# Negril.com Message Board Forums > South Coast Message Board >  looking for a decent hotel near whitehouse

## sethtomp

I and a friend are staying in Negril for a trip, but need to go to Whitehouse to attend a wedding.  Instead of going back to Negril in the middle of the night, we thought we'd find a place to stay in the Whitehouse area for the night.

Does anyone have any suggestions on a decent (clean and safe) place to stay for an evening?  We found a place in Bluefields that looks OK...but any firsthand knowledge would be much appreciated.

Thank you.

----------


## BCBud

Natania's Guest House, Belmont is a great property - you might want to spend more than one nite there.

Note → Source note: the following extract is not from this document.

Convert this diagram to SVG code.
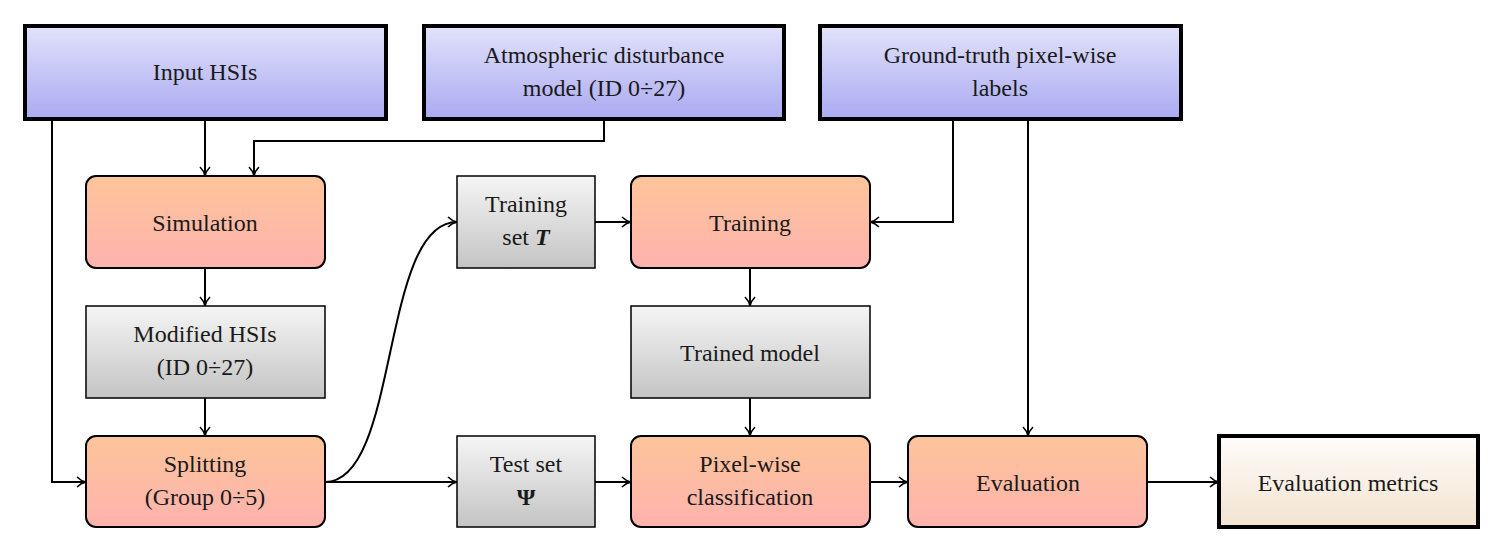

http://nataniasguesthouse.com/

----------


## MilwaukeeMike

BCBud is right. Very nice property. We used to stay at the  Culloden Caf (now closed) almost next door.

----------


## rachel

I agree - Natania's is very nice.  We used to go over and eat at the Culloden Cafe - sometimes Bruce, the dog from Natanias, would come along with us for supper.

----------


## sethtomp

thanks for the lookout.

----------


## jamaicarob

we were married in Belmont at a guest house right across from the water where the 4 piers go out to the sea along the wall, there is Clockies bar on the side of the road, great guesthouse about 45 u.s. a nite with a pool, soon come

----------


## Chrispy

Just drove thru there saturday and there are quite a few little places that looked cool for the night.  Didn't write any names but if you get there early and just drive thru there will be plenty of choices.  I have stayed with Bigga at Shades in Belmont and he is really cool and will prob come pick you up that night.  Whitehouse looked pretty happening in the town.

----------